## Task directions:
Find each line in the following listing that has the string "this", then state the count and nothing else.

## Saved entries:
--- START ---

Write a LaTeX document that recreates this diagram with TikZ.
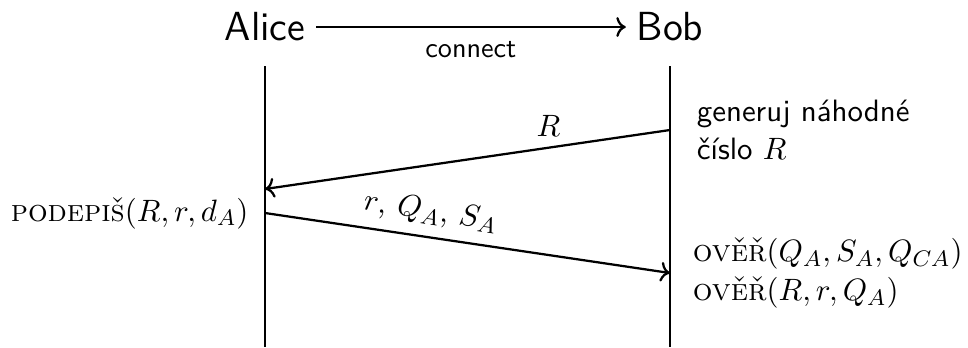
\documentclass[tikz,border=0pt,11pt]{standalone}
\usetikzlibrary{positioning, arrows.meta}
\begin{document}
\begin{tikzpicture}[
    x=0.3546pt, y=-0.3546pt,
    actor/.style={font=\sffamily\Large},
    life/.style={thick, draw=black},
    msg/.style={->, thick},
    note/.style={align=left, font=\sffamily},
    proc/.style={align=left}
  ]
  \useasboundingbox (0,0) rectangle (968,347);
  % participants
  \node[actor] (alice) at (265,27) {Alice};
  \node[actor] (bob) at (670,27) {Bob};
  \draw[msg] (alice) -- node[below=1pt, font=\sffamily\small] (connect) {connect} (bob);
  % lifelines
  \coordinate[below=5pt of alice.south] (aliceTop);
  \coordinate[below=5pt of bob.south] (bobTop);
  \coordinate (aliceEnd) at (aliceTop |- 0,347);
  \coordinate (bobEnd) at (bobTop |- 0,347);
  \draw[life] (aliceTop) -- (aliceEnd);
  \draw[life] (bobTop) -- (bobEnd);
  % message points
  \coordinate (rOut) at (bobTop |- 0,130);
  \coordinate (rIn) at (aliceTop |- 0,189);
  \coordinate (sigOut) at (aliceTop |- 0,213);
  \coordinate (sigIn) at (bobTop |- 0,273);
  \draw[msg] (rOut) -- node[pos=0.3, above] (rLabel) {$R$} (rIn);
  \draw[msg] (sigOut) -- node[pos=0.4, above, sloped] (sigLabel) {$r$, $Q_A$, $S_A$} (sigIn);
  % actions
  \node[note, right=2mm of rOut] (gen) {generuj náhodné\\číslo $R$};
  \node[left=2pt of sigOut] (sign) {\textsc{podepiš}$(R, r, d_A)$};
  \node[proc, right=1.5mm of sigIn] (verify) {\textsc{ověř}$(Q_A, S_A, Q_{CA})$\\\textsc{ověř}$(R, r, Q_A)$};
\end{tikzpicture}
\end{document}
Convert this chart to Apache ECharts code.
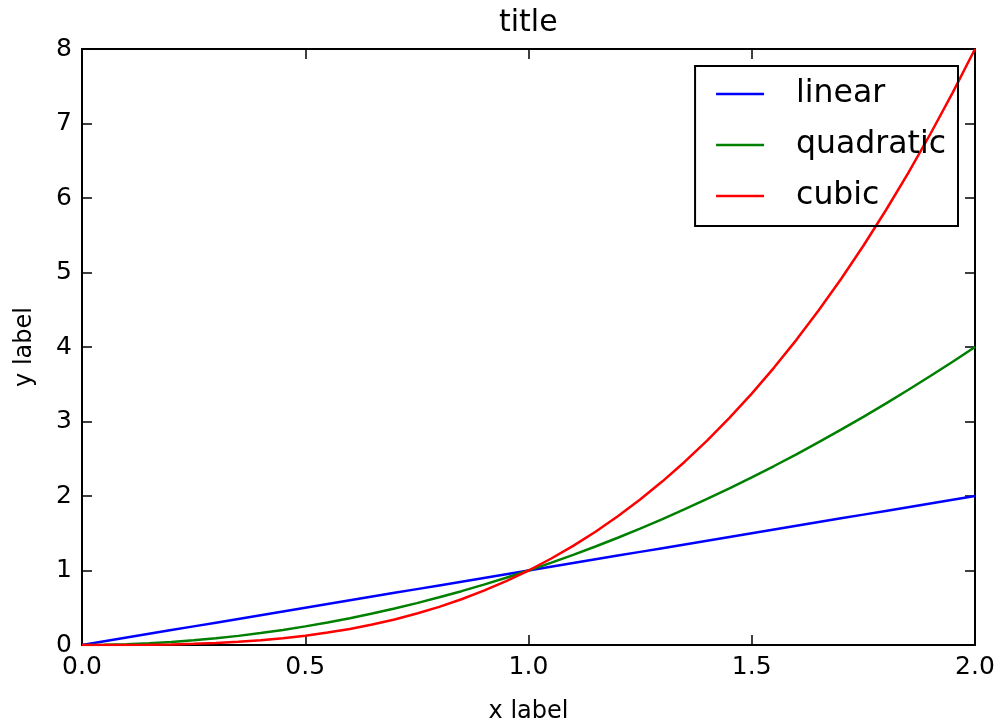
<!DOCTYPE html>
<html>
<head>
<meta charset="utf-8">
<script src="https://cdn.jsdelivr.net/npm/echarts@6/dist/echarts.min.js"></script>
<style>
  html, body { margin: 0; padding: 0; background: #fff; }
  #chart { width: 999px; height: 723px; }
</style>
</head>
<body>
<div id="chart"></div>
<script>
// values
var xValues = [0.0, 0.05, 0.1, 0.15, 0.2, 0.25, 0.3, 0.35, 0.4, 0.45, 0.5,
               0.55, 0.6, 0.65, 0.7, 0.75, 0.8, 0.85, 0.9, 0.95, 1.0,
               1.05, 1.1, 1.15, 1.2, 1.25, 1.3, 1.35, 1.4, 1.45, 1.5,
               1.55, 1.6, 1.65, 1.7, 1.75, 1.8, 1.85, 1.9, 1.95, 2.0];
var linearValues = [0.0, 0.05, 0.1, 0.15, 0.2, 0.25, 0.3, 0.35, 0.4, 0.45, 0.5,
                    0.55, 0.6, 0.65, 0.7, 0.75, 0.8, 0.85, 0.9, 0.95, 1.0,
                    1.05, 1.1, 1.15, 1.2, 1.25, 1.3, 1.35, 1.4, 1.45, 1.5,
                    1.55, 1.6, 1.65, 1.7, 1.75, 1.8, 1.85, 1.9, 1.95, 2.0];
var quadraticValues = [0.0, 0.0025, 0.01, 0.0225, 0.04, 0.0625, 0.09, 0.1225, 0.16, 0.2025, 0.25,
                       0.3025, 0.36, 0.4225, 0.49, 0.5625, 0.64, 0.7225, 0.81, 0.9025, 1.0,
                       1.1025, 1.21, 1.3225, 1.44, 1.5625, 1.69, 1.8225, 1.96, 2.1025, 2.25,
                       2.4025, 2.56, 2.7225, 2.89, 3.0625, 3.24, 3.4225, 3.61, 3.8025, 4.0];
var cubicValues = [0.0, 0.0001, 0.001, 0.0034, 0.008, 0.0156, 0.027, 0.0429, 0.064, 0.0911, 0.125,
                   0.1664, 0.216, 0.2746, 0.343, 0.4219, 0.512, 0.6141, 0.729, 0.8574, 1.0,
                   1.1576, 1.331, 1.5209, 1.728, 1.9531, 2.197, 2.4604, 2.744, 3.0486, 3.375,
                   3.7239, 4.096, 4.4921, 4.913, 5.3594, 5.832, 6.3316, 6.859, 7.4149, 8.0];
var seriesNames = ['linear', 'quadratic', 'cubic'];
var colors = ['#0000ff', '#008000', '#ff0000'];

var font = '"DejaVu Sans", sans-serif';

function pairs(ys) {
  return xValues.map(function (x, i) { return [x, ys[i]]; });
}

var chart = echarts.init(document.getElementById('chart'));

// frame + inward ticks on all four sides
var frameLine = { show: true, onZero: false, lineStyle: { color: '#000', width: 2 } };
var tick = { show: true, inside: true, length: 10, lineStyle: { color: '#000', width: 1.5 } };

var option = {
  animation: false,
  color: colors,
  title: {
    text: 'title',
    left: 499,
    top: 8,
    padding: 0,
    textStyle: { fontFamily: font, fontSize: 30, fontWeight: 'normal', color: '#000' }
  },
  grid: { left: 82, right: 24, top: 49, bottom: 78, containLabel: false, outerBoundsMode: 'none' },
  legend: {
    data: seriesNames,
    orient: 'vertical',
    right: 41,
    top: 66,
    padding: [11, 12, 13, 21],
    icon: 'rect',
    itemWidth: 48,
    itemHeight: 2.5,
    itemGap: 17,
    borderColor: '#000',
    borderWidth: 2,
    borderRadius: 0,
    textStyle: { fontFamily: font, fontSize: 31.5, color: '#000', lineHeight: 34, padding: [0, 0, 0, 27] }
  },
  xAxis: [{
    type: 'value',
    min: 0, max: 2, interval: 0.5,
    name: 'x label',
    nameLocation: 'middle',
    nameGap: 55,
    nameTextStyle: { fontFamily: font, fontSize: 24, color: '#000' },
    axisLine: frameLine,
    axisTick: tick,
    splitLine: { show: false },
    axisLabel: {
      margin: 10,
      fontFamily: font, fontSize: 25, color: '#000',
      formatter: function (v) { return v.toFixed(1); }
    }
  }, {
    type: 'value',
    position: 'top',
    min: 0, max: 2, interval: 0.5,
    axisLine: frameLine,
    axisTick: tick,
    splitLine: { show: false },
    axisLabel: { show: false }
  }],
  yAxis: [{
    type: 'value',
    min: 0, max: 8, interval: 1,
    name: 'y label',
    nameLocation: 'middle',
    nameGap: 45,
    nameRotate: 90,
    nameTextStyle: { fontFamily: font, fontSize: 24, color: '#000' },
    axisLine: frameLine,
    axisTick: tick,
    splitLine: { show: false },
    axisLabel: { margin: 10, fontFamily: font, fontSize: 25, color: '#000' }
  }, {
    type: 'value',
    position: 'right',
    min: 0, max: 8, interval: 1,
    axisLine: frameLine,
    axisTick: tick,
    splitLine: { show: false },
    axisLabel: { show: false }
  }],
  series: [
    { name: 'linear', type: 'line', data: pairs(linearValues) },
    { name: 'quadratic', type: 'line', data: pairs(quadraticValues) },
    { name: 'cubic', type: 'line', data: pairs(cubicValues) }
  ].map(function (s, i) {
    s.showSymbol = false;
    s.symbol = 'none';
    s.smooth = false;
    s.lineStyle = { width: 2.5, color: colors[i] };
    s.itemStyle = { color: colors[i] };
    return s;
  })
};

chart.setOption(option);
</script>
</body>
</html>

--- END ---

## Reply:
2